[START]
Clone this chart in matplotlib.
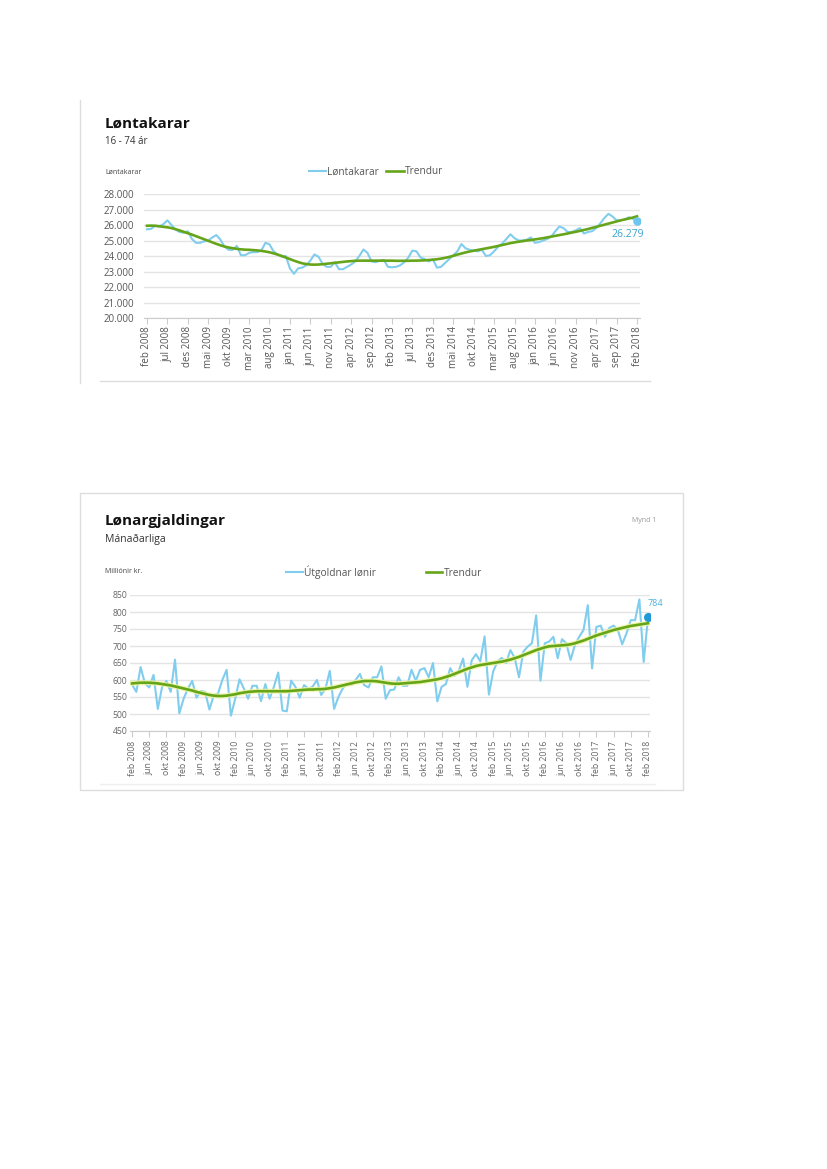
import matplotlib
matplotlib.use("Agg")
import matplotlib.pyplot as plt
from matplotlib.lines import Line2D
from matplotlib.patches import Rectangle
import numpy as np

plt.rcParams['font.family'] = ['Open Sans', 'DejaVu Sans']

# Løntakarar, monthly feb 2008 - feb 2018
lontakarar = [
    25720, 25750, 25950, 25900, 26050, 26300, 26000, 25700, 25550, 25500, 25600,
    25100, 24850, 24850, 24950, 25000, 25200, 25350, 25050, 24600, 24400, 24400, 24650,
    24050, 24050, 24200, 24250, 24250, 24350, 24850, 24750, 24300, 24100, 23950, 24000,
    23200, 22850, 23200, 23250, 23400, 23700, 24100, 23950, 23500, 23300, 23300, 23600,
    23150, 23150, 23300, 23450, 23650, 24000, 24420, 24200, 23650, 23600, 23700, 23750,
    23300, 23270, 23300, 23400, 23600, 23900, 24350, 24300, 23900, 23800, 23650, 23800,
    23250, 23300, 23550, 23800, 24050, 24300, 24770, 24500, 24400, 24350, 24300, 24400,
    24000, 24050, 24300, 24600, 24800, 25100, 25400, 25150, 25000, 25000, 25050, 25200,
    24850, 24900, 25000, 25100, 25250, 25600, 25900, 25800, 25550, 25550, 25650, 25800,
    25450, 25550, 25600, 25800, 26100, 26450, 26720, 26550, 26300, 26300, 26350, 26500,
    26400, 26279,
]
lontakarar_trend = [
    25950, 25960, 25950, 25920, 25880, 25850, 25800, 25730, 25650, 25560, 25470,
    25380, 25280, 25180, 25080, 24980, 24880, 24780, 24690, 24610, 24550, 24500, 24460,
    24430, 24410, 24400, 24380, 24360, 24330, 24290, 24240, 24170, 24090, 24000, 23900,
    23800, 23700, 23610, 23530, 23480, 23450, 23440, 23450, 23470, 23500, 23530, 23560,
    23590, 23620, 23650, 23670, 23690, 23700, 23700, 23700, 23700, 23700, 23700, 23700,
    23700, 23700, 23690, 23690, 23690, 23690, 23700, 23700, 23710, 23720, 23740, 23760,
    23790, 23830, 23880, 23940, 24010, 24090, 24160, 24230, 24290, 24340, 24390, 24440,
    24490, 24540, 24590, 24650, 24710, 24770, 24830, 24880, 24920, 24960, 25000, 25030,
    25070, 25110, 25150, 25200, 25250, 25300, 25350, 25400, 25450, 25510, 25560, 25620,
    25680, 25740, 25810, 25880, 25950, 26020, 26090, 26160, 26230, 26300, 26360, 26420,
    26480, 26560,
]
lontakarar_xlabels = ['feb 2008', 'jul 2008', 'des 2008', 'mai 2009', 'okt 2009',
                      'mar 2010', 'aug 2010', 'jan 2011', 'jun 2011', 'nov 2011',
                      'apr 2012', 'sep 2012', 'feb 2013', 'jul 2013', 'des 2013',
                      'mai 2014', 'okt 2014', 'mar 2015', 'aug 2015', 'jan 2016',
                      'jun 2016', 'nov 2016', 'apr 2017', 'sep 2017', 'feb 2018']
lontakarar_yticks = [20000, 21000, 22000, 23000, 24000, 25000, 26000, 27000, 28000]

# Lønargjaldingar (milliónir kr.), monthly feb 2008 - feb 2018
lonir = [
    587, 565, 638, 590, 578, 615, 515, 580, 597, 565, 660,
    502, 545, 575, 597, 548, 568, 565, 513, 555, 560, 600, 630,
    495, 545, 602, 575, 545, 583, 583, 538, 588, 545, 580, 622,
    510, 508, 598, 580, 548, 585, 575, 580, 600, 556, 575, 627,
    515, 550, 575, 590, 585, 600, 618, 585, 578, 608, 608, 640,
    545, 570, 572, 608, 583, 583, 630, 598, 630, 635, 608, 650,
    537, 580, 588, 635, 612, 627, 663, 580, 658, 676, 655, 728,
    557, 625, 655, 665, 650, 688, 665, 608, 683, 698, 708, 790,
    598, 708, 713, 727, 664, 720, 708, 659, 703, 727, 747, 820,
    634, 756, 760, 727, 753, 760, 747, 705, 737, 776, 776, 837,
    653, 784,
]
lonir_trend = [
    590, 591, 592, 592, 592, 591, 590, 588, 586, 584, 581,
    578, 575, 572, 569, 565, 562, 559, 556, 554, 553, 553, 554,
    556, 558, 561, 563, 565, 566, 567, 567, 567, 567, 567, 567,
    567, 567, 568, 569, 570, 571, 572, 572, 573, 573, 574, 576,
    578, 581, 584, 587, 590, 593, 595, 597, 597, 597, 596, 594,
    592, 590, 589, 589, 590, 591, 592, 593, 594, 596, 598, 600,
    602, 605, 609, 613, 618, 623, 628, 633, 637, 641, 644, 646,
    648, 650, 652, 654, 657, 660, 664, 668, 673, 678, 683, 688,
    692, 696, 699, 700, 701, 702, 703, 705, 708, 712, 716, 721,
    726, 731, 735, 739, 743, 747, 750, 753, 756, 759, 761, 763,
    765, 767,
]
lonir_xlabels = ['feb 2008', 'jun 2008', 'okt 2008', 'feb 2009', 'jun 2009', 'okt 2009',
                 'feb 2010', 'jun 2010', 'okt 2010', 'feb 2011', 'jun 2011', 'okt 2011',
                 'feb 2012', 'jun 2012', 'okt 2012', 'feb 2013', 'jun 2013', 'okt 2013',
                 'feb 2014', 'jun 2014', 'okt 2014', 'feb 2015', 'jun 2015', 'okt 2015',
                 'feb 2016', 'jun 2016', 'okt 2016', 'feb 2017', 'jun 2017', 'okt 2017',
                 'feb 2018']
lonir_yticks = [450, 500, 550, 600, 650, 700, 750, 800, 850]

BLUE = '#80cdee'
GREEN = '#66a51a'
GRID = '#e4e4e4'
TXT = '#555555'
FRAME = '#dddddd'

W, H = 827, 1169
fig = plt.figure(figsize=(W / 100, H / 100), dpi=100)


def fx(px):
    return px / W


def fy(py):
    return 1 - py / H


def axes_px(x0, y0, x1, y1):
    return fig.add_axes([fx(x0), fy(y1), fx(x1) - fx(x0), fy(y0) - fy(y1)])


def style(ax, fs, ypad, xpad, lblcolor):
    for s in ['top', 'right', 'left']:
        ax.spines[s].set_visible(False)
    ax.spines['bottom'].set_color('#cccccc')
    ax.yaxis.grid(True, color=GRID, lw=1.0)
    ax.set_axisbelow(True)
    ax.tick_params(axis='y', length=0, pad=ypad, labelsize=fs, labelcolor=lblcolor)
    ax.tick_params(axis='x', length=4, color='#cccccc', pad=xpad, labelsize=fs,
                   labelcolor=lblcolor, labelrotation=90)


# ---------- chart 1 ----------
fig.add_artist(Line2D([fx(80), fx(80)], [fy(100), fy(383)], color=FRAME, lw=1))
fig.add_artist(Line2D([fx(100), fx(650)], [fy(381), fy(381)], color=FRAME, lw=1))

fig.text(fx(105), fy(124), 'Løntakarar', fontsize=11, weight='bold', va='center', color='#111111')
fig.text(fx(105), fy(142), '16 - 74 ár', fontsize=7, va='center', color='#333333')
fig.text(fx(105), fy(172), 'Løntakarar', fontsize=5, va='center', color='#444444')

ax1 = axes_px(144, 194, 640, 318)
x1 = np.arange(len(lontakarar))
ax1.plot(x1, lontakarar, color=BLUE, lw=1.5, label='Løntakarar')
ax1.plot(x1, lontakarar_trend, color=GREEN, lw=1.9, label='Trendur')
ax1.scatter([x1[-1]], [lontakarar[-1]], s=26, color='#6cc6ee', zorder=5)
ax1.annotate('26.279', xy=(x1[-1], lontakarar[-1]), xytext=(-7, -10),
             textcoords='offset points', ha='center', va='center', fontsize=7.5,
             color='#3aa3d0', arrowprops=dict(arrowstyle='-', color='#aaaaaa', lw=0.6,
                                              shrinkA=4, shrinkB=3))
ax1.set_xlim(-0.73, 120.73)
ax1.set_ylim(20000, 28000)
ax1.set_yticks(lontakarar_yticks)
ax1.set_yticklabels([f'{v:,}'.replace(',', '.') for v in lontakarar_yticks])
ax1.set_xticks(np.arange(0, 121, 5))
ax1.set_xticklabels(lontakarar_xlabels)
style(ax1, 7, 7, 2, TXT)
ax1.legend(loc='center', bbox_to_anchor=(fx(376), fy(172)), bbox_transform=fig.transFigure,
           ncol=2, frameon=False, fontsize=7.3, handlelength=1.7, handletextpad=0.1,
           columnspacing=0.7, labelcolor=TXT)

# ---------- chart 2 ----------
fig.add_artist(Rectangle((fx(80), fy(790)), fx(683) - fx(80), fy(493) - fy(790),
                         fill=False, edgecolor=FRAME, lw=1))
fig.add_artist(Line2D([fx(100), fx(655)], [fy(784), fy(784)], color='#eeeeee', lw=1))

fig.text(fx(105), fy(521), 'Lønargjaldingar', fontsize=11, weight='bold', va='center', color='#111111')
fig.text(fx(105), fy(539), 'Mánaðarliga', fontsize=7.5, va='center', color='#333333')
fig.text(fx(656), fy(521), 'Mynd 1', fontsize=5, va='center', ha='right', color='#999999')
fig.text(fx(105), fy(572), 'Milliónir kr.', fontsize=5, va='center', color='#444444')

ax2 = axes_px(130, 595, 650, 731)
x2 = np.arange(len(lonir))
ax2.plot(x2, lonir, color=BLUE, lw=1.5, label='Útgoldnar lønir')
ax2.plot(x2, lonir_trend, color='#eef59c', lw=3.6, alpha=0.85)
ax2.plot(x2, lonir_trend, color=GREEN, lw=1.9, label='Trendur')
ax2.scatter([x2[-1]], [lonir[-1]], s=30, color='#1f9ad6', zorder=5)
ax2.annotate('784', xy=(x2[-1], lonir[-1]), xytext=(5, 10), textcoords='offset points',
             ha='center', va='center', fontsize=6.5, color='#4aaedc')
ax2.set_xlim(-0.47, 120.47)
ax2.set_ylim(450, 850)
ax2.set_yticks(lonir_yticks)
ax2.set_xticks(np.arange(0, 121, 4))
ax2.set_xticklabels(lonir_xlabels)
style(ax2, 6.2, 2, 3, '#666666')
ax2.legend(loc='center', bbox_to_anchor=(fx(384), fy(572)), bbox_transform=fig.transFigure,
           ncol=2, frameon=False, fontsize=7.3, handlelength=1.6, handletextpad=0.1,
           columnspacing=5.0, labelcolor=TXT)

fig.savefig('out.png', dpi=100, facecolor='white')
[END]
* **Set problem**:
Leave the pictures out and please restate exactly the lines running from the start of the material through the one with "plt.rcParams['font.family'] = ['Open".

* **Output**:
Clone this chart in matplotlib.
import matplotlib
matplotlib.use("Agg")
import matplotlib.pyplot as plt
from matplotlib.lines import Line2D
from matplotlib.patches import Rectangle
import numpy as np

plt.rcParams['font.family'] = ['Open Sans', 'DejaVu Sans']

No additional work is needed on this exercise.